> [Exercise brief]
An exact copy of the records is required, minus the pictures they hold.

++++++++++

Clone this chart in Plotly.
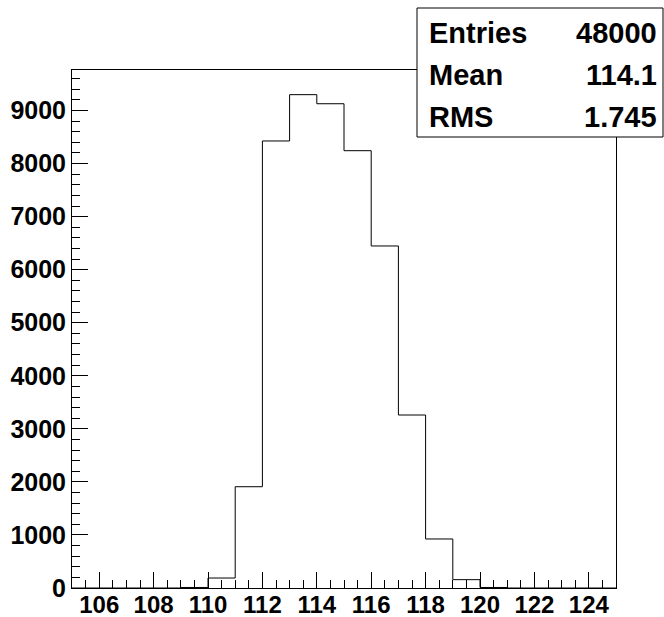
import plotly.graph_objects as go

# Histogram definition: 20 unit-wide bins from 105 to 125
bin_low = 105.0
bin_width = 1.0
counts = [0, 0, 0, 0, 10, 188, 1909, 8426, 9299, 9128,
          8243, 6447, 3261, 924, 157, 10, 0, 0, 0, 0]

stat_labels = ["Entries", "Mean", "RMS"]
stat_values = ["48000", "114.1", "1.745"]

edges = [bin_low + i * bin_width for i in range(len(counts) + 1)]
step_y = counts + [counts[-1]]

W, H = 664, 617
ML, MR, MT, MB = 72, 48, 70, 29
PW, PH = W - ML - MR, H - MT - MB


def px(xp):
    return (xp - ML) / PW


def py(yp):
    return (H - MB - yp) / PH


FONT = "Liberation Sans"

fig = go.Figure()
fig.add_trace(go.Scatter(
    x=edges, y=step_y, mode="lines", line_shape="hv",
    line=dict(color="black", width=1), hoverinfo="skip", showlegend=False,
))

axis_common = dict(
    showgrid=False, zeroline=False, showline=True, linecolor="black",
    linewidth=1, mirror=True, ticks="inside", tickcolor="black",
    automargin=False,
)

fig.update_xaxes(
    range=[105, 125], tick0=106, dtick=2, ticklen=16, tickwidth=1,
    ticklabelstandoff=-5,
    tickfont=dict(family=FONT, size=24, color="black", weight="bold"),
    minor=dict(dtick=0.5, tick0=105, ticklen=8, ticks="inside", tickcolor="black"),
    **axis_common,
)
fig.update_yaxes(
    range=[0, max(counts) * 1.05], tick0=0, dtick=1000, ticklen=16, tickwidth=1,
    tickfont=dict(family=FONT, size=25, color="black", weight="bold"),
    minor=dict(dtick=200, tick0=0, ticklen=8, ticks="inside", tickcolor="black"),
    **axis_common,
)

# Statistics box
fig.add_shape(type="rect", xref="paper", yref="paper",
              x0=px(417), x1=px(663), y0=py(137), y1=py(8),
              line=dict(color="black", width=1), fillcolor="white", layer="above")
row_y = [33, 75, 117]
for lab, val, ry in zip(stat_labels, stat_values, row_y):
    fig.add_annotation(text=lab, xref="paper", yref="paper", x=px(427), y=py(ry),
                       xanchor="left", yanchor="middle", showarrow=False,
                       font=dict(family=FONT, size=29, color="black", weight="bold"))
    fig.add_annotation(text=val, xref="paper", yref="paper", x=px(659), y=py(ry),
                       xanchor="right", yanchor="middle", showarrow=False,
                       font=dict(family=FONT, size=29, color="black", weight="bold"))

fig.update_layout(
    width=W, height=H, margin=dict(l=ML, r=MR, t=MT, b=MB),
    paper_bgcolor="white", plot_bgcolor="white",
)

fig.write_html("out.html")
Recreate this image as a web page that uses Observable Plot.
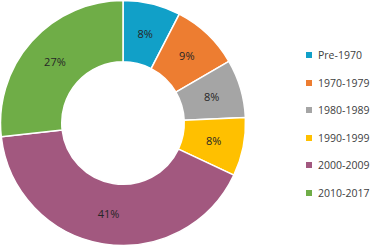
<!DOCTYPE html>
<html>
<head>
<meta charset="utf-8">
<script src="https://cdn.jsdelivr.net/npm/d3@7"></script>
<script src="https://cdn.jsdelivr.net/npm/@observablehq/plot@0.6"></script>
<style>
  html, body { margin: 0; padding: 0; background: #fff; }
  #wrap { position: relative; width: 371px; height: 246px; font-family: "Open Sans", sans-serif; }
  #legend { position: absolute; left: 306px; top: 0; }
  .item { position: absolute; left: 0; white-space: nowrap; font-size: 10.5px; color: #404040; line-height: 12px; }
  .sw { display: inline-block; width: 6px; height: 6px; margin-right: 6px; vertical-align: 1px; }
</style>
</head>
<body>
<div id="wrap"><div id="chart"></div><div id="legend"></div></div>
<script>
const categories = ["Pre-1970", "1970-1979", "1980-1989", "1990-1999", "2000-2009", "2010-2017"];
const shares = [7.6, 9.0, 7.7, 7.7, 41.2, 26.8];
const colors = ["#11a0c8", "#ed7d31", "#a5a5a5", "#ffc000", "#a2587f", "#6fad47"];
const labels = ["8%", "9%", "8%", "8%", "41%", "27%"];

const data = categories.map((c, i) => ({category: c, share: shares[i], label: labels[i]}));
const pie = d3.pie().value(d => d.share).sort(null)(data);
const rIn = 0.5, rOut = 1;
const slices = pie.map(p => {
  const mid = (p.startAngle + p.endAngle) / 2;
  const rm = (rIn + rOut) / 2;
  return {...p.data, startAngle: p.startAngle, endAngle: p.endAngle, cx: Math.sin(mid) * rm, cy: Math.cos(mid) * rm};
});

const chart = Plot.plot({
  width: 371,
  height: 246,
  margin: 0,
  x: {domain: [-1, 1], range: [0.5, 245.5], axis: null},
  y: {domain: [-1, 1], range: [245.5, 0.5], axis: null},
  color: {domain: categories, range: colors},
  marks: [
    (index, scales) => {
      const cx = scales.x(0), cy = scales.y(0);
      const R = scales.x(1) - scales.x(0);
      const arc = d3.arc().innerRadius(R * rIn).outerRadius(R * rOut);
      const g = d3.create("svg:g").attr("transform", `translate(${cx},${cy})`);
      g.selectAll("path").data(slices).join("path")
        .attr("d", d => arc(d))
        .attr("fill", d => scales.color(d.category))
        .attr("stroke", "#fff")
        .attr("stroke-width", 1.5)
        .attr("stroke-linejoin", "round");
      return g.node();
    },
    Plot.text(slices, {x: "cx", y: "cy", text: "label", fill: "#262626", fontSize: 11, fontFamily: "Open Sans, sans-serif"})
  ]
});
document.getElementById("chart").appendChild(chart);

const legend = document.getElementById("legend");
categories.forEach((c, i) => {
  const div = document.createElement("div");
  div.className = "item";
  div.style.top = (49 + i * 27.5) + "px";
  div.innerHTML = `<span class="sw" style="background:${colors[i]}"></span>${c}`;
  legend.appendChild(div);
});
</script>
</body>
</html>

++++++++++

> [Correct response]
Clone this chart in Plotly.
import plotly.graph_objects as go

# Histogram definition: 20 unit-wide bins from 105 to 125
bin_low = 105.0
bin_width = 1.0
counts = [0, 0, 0, 0, 10, 188, 1909, 8426, 9299, 9128,
          8243, 6447, 3261, 924, 157, 10, 0, 0, 0, 0]

stat_labels = ["Entries", "Mean", "RMS"]
stat_values = ["48000", "114.1", "1.745"]

edges = [bin_low + i * bin_width for i in range(len(counts) + 1)]
step_y = counts + [counts[-1]]

W, H = 664, 617
ML, MR, MT, MB = 72, 48, 70, 29
PW, PH = W - ML - MR, H - MT - MB


def px(xp):
    return (xp - ML) / PW


def py(yp):
    return (H - MB - yp) / PH


FONT = "Liberation Sans"

fig = go.Figure()
fig.add_trace(go.Scatter(
    x=edges, y=step_y, mode="lines", line_shape="hv",
    line=dict(color="black", width=1), hoverinfo="skip", showlegend=False,
))

axis_common = dict(
    showgrid=False, zeroline=False, showline=True, linecolor="black",
    linewidth=1, mirror=True, ticks="inside", tickcolor="black",
    automargin=False,
)

fig.update_xaxes(
    range=[105, 125], tick0=106, dtick=2, ticklen=16, tickwidth=1,
    ticklabelstandoff=-5,
    tickfont=dict(family=FONT, size=24, color="black", weight="bold"),
    minor=dict(dtick=0.5, tick0=105, ticklen=8, ticks="inside", tickcolor="black"),
    **axis_common,
)
fig.update_yaxes(
    range=[0, max(counts) * 1.05], tick0=0, dtick=1000, ticklen=16, tickwidth=1,
    tickfont=dict(family=FONT, size=25, color="black", weight="bold"),
    minor=dict(dtick=200, tick0=0, ticklen=8, ticks="inside", tickcolor="black"),
    **axis_common,
)

# Statistics box
fig.add_shape(type="rect", xref="paper", yref="paper",
              x0=px(417), x1=px(663), y0=py(137), y1=py(8),
              line=dict(color="black", width=1), fillcolor="white", layer="above")
row_y = [33, 75, 117]
for lab, val, ry in zip(stat_labels, stat_values, row_y):
    fig.add_annotation(text=lab, xref="paper", yref="paper", x=px(427), y=py(ry),
                       xanchor="left", yanchor="middle", showarrow=False,
                       font=dict(family=FONT, size=29, color="black", weight="bold"))
    fig.add_annotation(text=val, xref="paper", yref="paper", x=px(659), y=py(ry),
                       xanchor="right", yanchor="middle", showarrow=False,
                       font=dict(family=FONT, size=29, color="black", weight="bold"))

fig.update_layout(
    width=W, height=H, margin=dict(l=ML, r=MR, t=MT, b=MB),
    paper_bgcolor="white", plot_bgcolor="white",
)

fig.write_html("out.html")
Recreate this image as a web page that uses Observable Plot.
<!DOCTYPE html>
<html>
<head>
<meta charset="utf-8">
<script src="https://cdn.jsdelivr.net/npm/d3@7"></script>
<script src="https://cdn.jsdelivr.net/npm/@observablehq/plot@0.6"></script>
<style>
  html, body { margin: 0; padding: 0; background: #fff; }
  #wrap { position: relative; width: 371px; height: 246px; font-family: "Open Sans", sans-serif; }
  #legend { position: absolute; left: 306px; top: 0; }
  .item { position: absolute; left: 0; white-space: nowrap; font-size: 10.5px; color: #404040; line-height: 12px; }
  .sw { display: inline-block; width: 6px; height: 6px; margin-right: 6px; vertical-align: 1px; }
</style>
</head>
<body>
<div id="wrap"><div id="chart"></div><div id="legend"></div></div>
<script>
const categories = ["Pre-1970", "1970-1979", "1980-1989", "1990-1999", "2000-2009", "2010-2017"];
const shares = [7.6, 9.0, 7.7, 7.7, 41.2, 26.8];
const colors = ["#11a0c8", "#ed7d31", "#a5a5a5", "#ffc000", "#a2587f", "#6fad47"];
const labels = ["8%", "9%", "8%", "8%", "41%", "27%"];

const data = categories.map((c, i) => ({category: c, share: shares[i], label: labels[i]}));
const pie = d3.pie().value(d => d.share).sort(null)(data);
const rIn = 0.5, rOut = 1;
const slices = pie.map(p => {
  const mid = (p.startAngle + p.endAngle) / 2;
  const rm = (rIn + rOut) / 2;
  return {...p.data, startAngle: p.startAngle, endAngle: p.endAngle, cx: Math.sin(mid) * rm, cy: Math.cos(mid) * rm};
});

const chart = Plot.plot({
  width: 371,
  height: 246,
  margin: 0,
  x: {domain: [-1, 1], range: [0.5, 245.5], axis: null},
  y: {domain: [-1, 1], range: [245.5, 0.5], axis: null},
  color: {domain: categories, range: colors},
  marks: [
    (index, scales) => {
      const cx = scales.x(0), cy = scales.y(0);
      const R = scales.x(1) - scales.x(0);
      const arc = d3.arc().innerRadius(R * rIn).outerRadius(R * rOut);
      const g = d3.create("svg:g").attr("transform", `translate(${cx},${cy})`);
      g.selectAll("path").data(slices).join("path")
        .attr("d", d => arc(d))
        .attr("fill", d => scales.color(d.category))
        .attr("stroke", "#fff")
        .attr("stroke-width", 1.5)
        .attr("stroke-linejoin", "round");
      return g.node();
    },
    Plot.text(slices, {x: "cx", y: "cy", text: "label", fill: "#262626", fontSize: 11, fontFamily: "Open Sans, sans-serif"})
  ]
});
document.getElementById("chart").appendChild(chart);

const legend = document.getElementById("legend");
categories.forEach((c, i) => {
  const div = document.createElement("div");
  div.className = "item";
  div.style.top = (49 + i * 27.5) + "px";
  div.innerHTML = `<span class="sw" style="background:${colors[i]}"></span>${c}`;
  legend.appendChild(div);
});
</script>
</body>
</html>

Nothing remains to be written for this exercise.